What is being asked — Reproduce only the top of the records, down to and including the line containing "from matplotlib.ticker import".

Entries taken from a collection:
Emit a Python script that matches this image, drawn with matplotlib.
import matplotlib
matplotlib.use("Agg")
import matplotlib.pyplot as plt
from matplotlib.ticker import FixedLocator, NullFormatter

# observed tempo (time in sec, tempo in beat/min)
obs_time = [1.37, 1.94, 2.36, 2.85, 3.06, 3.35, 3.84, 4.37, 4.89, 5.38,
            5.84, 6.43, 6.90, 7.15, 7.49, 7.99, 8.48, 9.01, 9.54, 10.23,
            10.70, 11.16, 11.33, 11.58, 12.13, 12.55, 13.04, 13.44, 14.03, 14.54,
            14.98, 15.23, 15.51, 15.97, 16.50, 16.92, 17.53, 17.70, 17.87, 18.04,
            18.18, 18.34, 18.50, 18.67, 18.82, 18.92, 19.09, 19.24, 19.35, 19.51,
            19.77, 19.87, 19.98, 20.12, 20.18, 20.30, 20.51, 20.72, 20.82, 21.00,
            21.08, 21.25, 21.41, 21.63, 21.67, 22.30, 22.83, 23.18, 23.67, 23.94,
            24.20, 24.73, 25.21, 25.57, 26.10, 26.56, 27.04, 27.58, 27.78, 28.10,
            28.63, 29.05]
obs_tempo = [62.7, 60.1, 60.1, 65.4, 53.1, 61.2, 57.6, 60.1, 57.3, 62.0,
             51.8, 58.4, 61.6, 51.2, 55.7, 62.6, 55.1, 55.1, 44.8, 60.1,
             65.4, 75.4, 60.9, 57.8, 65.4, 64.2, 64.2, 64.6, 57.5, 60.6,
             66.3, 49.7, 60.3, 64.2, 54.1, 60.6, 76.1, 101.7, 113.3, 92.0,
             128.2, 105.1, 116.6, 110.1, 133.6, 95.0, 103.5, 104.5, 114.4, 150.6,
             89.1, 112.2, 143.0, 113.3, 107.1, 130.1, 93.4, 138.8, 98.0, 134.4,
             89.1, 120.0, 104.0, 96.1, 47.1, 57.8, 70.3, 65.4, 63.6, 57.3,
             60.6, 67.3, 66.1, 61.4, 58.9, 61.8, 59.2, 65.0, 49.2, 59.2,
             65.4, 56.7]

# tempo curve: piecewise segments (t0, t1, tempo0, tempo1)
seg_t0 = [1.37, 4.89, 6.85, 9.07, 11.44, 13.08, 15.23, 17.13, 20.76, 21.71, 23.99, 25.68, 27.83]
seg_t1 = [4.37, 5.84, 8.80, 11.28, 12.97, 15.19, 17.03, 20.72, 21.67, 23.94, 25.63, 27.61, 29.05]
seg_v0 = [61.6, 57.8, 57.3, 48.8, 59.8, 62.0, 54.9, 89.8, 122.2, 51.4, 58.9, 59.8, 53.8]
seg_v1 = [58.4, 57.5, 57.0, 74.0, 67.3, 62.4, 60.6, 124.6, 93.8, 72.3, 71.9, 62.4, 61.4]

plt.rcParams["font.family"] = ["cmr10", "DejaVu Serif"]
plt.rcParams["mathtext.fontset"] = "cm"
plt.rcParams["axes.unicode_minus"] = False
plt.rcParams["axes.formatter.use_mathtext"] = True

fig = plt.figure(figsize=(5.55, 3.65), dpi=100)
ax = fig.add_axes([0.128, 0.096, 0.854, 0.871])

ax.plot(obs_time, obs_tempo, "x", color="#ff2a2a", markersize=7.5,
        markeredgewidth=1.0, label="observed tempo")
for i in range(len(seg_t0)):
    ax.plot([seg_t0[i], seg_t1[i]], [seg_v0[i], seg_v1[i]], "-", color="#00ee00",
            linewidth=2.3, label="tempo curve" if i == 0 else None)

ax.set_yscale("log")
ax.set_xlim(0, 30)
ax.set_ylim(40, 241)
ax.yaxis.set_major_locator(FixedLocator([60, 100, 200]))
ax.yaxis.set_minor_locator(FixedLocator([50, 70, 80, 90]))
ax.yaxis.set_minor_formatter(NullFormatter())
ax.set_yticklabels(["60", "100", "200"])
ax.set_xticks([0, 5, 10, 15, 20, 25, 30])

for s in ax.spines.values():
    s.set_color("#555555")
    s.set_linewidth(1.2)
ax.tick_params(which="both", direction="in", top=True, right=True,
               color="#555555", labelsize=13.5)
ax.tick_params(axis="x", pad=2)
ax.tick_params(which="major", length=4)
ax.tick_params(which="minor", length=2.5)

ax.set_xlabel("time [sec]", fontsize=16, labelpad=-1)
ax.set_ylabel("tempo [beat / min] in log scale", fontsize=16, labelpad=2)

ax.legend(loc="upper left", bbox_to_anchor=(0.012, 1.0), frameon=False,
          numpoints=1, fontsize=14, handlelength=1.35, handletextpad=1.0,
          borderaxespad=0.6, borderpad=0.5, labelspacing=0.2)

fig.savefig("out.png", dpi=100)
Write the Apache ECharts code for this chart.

Result —
Emit a Python script that matches this image, drawn with matplotlib.
import matplotlib
matplotlib.use("Agg")
import matplotlib.pyplot as plt
from matplotlib.ticker import FixedLocator, NullFormatter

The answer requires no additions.